Molti lettori hanno seguito e commentato lo scambio fra Aldo Busi e me sul Fatto Quotidiano e sul blog Altriabusi, riguardo all’attacco di Busi contro la riservatezza di Dalla sulla sua vita sentimentale – a Dalla morto.

Ora che un po’ tutti in Italia hanno detto la propria, io aggiungo qui una mia ultima riflessione: se Lucio Dalla, dall’alto della sua immane popolarità, non fa coming out per portare i suoi due centesimi (che magari sarebbero stati duecento, visto l’ascolto di cui godeva a vari livelli, e non solo tra il popolo) alla causa GLBT, chi lo deve fare? Gli adolescenti di 13 anni? Suvvia.

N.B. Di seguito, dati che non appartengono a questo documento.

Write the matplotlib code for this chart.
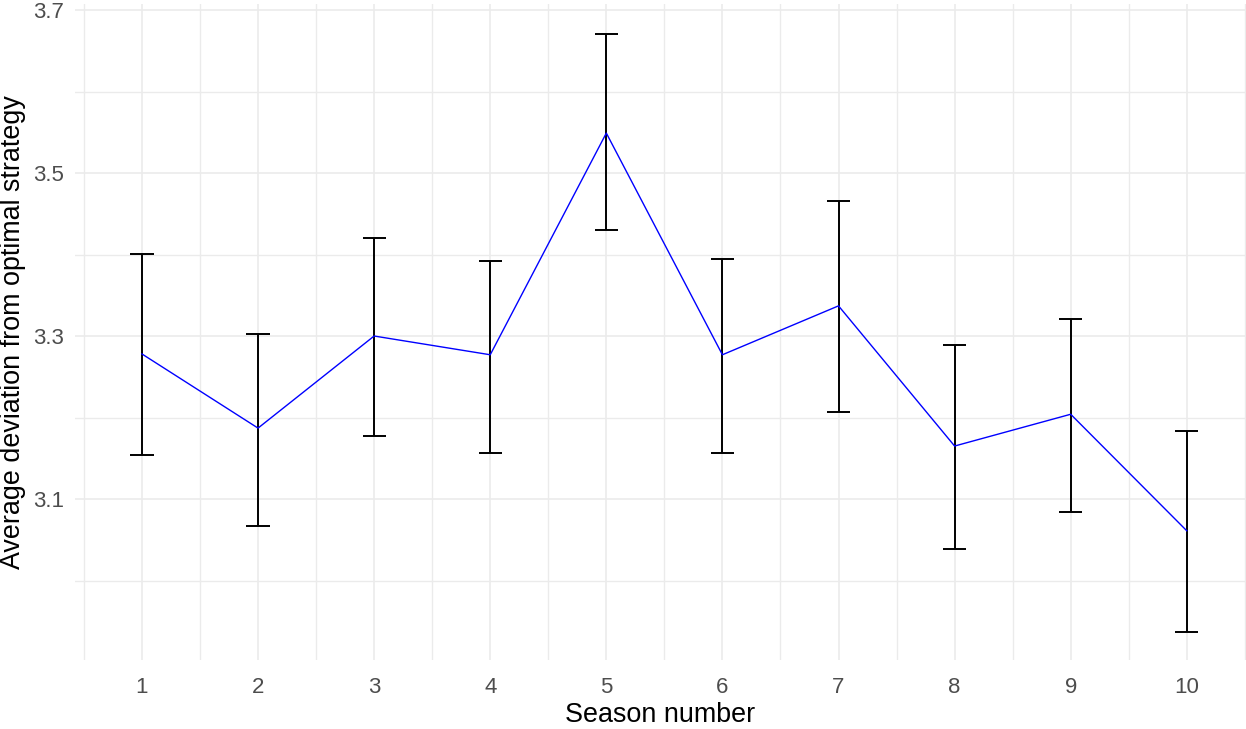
import numpy as np
import matplotlib
matplotlib.use("Agg")
import matplotlib.pyplot as plt
import matplotlib.ticker as mticker

# values
season = [1, 2, 3, 4, 5, 6, 7, 8, 9, 10]
avg_dev = [3.278, 3.187, 3.300, 3.277, 3.549, 3.277, 3.337, 3.165, 3.204, 3.061]
err_low = [3.154, 3.067, 3.177, 3.156, 3.430, 3.156, 3.207, 3.039, 3.084, 2.937]
err_high = [3.401, 3.302, 3.420, 3.392, 3.670, 3.394, 3.466, 3.289, 3.321, 3.183]

y_major = [3.1, 3.3, 3.5, 3.7]
y_minor = [3.0, 3.2, 3.4, 3.6]

plt.rcParams['font.family'] = ['Liberation Sans', 'DejaVu Sans']

fig = plt.figure(figsize=(12.46, 7.29), dpi=100)
ax = fig.add_axes([0.0602, 0.0947, 0.9398, 0.8998])

grid_col = '#EBEBEB'
for s in ax.spines.values():
    s.set_visible(False)

ax.xaxis.set_major_locator(mticker.FixedLocator(season))
ax.xaxis.set_minor_locator(mticker.FixedLocator(np.arange(0.5, 11, 1.0)))
ax.yaxis.set_major_locator(mticker.FixedLocator(y_major))
ax.yaxis.set_minor_locator(mticker.FixedLocator(y_minor))
ax.yaxis.set_major_formatter(mticker.FormatStrFormatter('%.1f'))
ax.grid(True, which='major', color=grid_col, lw=1.2)
ax.grid(True, which='minor', color=grid_col, lw=1.0)
ax.set_axisbelow(True)
ax.tick_params(which='both', length=0, labelsize=16, labelcolor='#4D4D4D')
ax.tick_params(axis='x', pad=12)
ax.tick_params(axis='y', pad=8)

# error bars
ax.vlines(season, err_low, err_high, color='black', lw=1.4, zorder=3)
cap = 0.1
ax.hlines(err_low, np.array(season) - cap, np.array(season) + cap, color='black', lw=1.4, zorder=3)
ax.hlines(err_high, np.array(season) - cap, np.array(season) + cap, color='black', lw=1.4, zorder=3)

ax.plot(season, avg_dev, color='#0000FF', lw=1.0, zorder=4)

ax.set_xlim(0.4235, 10.51)
ax.set_ylim(2.9025, 3.7074)

ax.set_xlabel('Season number', fontsize=19.4, labelpad=3)
ax.set_ylabel('Average deviation from optimal strategy', fontsize=19.4, labelpad=5)

fig.savefig('out.png', dpi=100)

Dalla ha fatto malissimo a nascondere la sua vita sentimentale, a nascondere il suo orientamento sessuale, perché lui poteva e doveva alzare un dito e diventare l’Elton John italiano, visto che lo era già su molti altri livelli.

Il punto è che ha deciso di non farlo – e per me ha fatto male lo ripeto – ma la cosa trova legittimità nel suo diritto alla riservatezza. Un diritto alla riservatezza più flebile e discutibile per gli uomini pubblici, come sappiamo dai manuali di diritto, e che tuttavia esiste. E che vogliamo fare, rimproveriamo a Dalla il giorno del suo funerale di non aver fatto coming out? Non direi sia utile, se non a far parlare la stampa di chi ha iniziato la polemica post mortem.